Rudy is a small-time crook who assumes his dead cellmate's identity on release from prison in order to cop off with his gorgeous penpal. However, he soon learns that she and her terrifying brother expect him to use his (fictitious) experience working in a casino to help them carry out a heist...
Until 20 minutes before it was due to be released, this twisted thriller went by the more memorable title of Reindeer Games (as in, "They never let poor Rudolph join in all their reindeer games..."). It's another exercise (as is Gremlins, Die Hard, or even Frankenheimer's Dead-Bang) in ironic juxtaposition as the snow, tinsel and tunes of Christmas dress up a bloody, cynical picture about violence on Earth and ill-will to all men. Though no longer running the risk of being taken for a kiddie cartoon, it's a shame that the film has wound up stuck with such a generic title.

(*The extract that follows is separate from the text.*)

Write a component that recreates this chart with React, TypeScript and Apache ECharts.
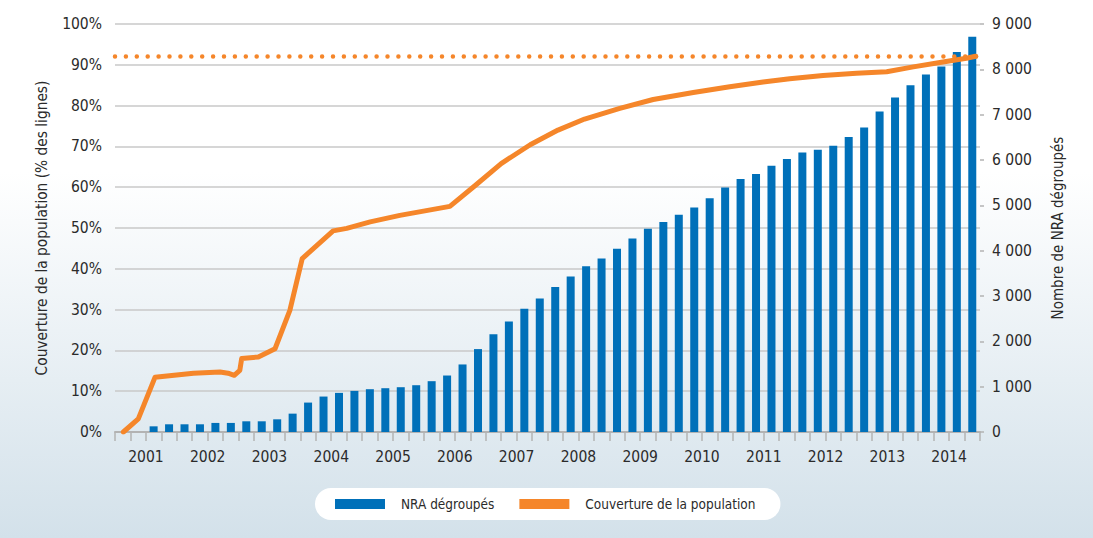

With scripts for Arlington Road and Scream 3, Ehren Kruger has become the king of the cruel surprise. He divides the world into patsies and nasties, and his tendency to tag someone in one category, but then reveal that they're the other in disguise, means the worst you can imagine of everyone is liable to turn out to be a mere shadow of the rottenness they'll be called upon to display.
The most sympathetic character here is a professional car thief who sleeps with his dead best friend's girl, and only Affleck's bewildered charm makes put-upon ex-con Rudy a credible central figure and narrator. Affleck, making his bones as a solo action hero, is here trying for a Robert Mitchum-cum-George Clooney hard-but-sensitive feel, though he carries himself less like a villain out to go straight than a nice kid whose jail tattoos are wash-off transfers.
The opening scene finds five Santas lying bloodily in the snow, then quickly flashes back to the days that have led to this Christmas massacre as Rudy falls in with the too-scrumptious-to-be-true Ashley (Theron) and her amazingly fiendish brother Gabriel (Sinise), a pumped-up Manson lookalike who is also known as "Monster", relating to the truck that he smuggles illegal guns in. Rudy quickly realises Monster's mates, including a slow-burning Clarence Williams III and typecast Hispanic baddie Danny Trejo, may be ruthlessly kill-happy, but are also fundamentally liable to bungle any job. Nevertheless, some far-fetched bits of plot keep him with the gang until everything blows up and some expected nasty surprises are mixed in with one or two real turn-ups-for-the-books. All in all, an opportunity missed.
Fantastically implausible and utterly silly, this overcomes the uninspired performances to deliver a brainless bit of undemanding entertainment - if you like that sort of thing.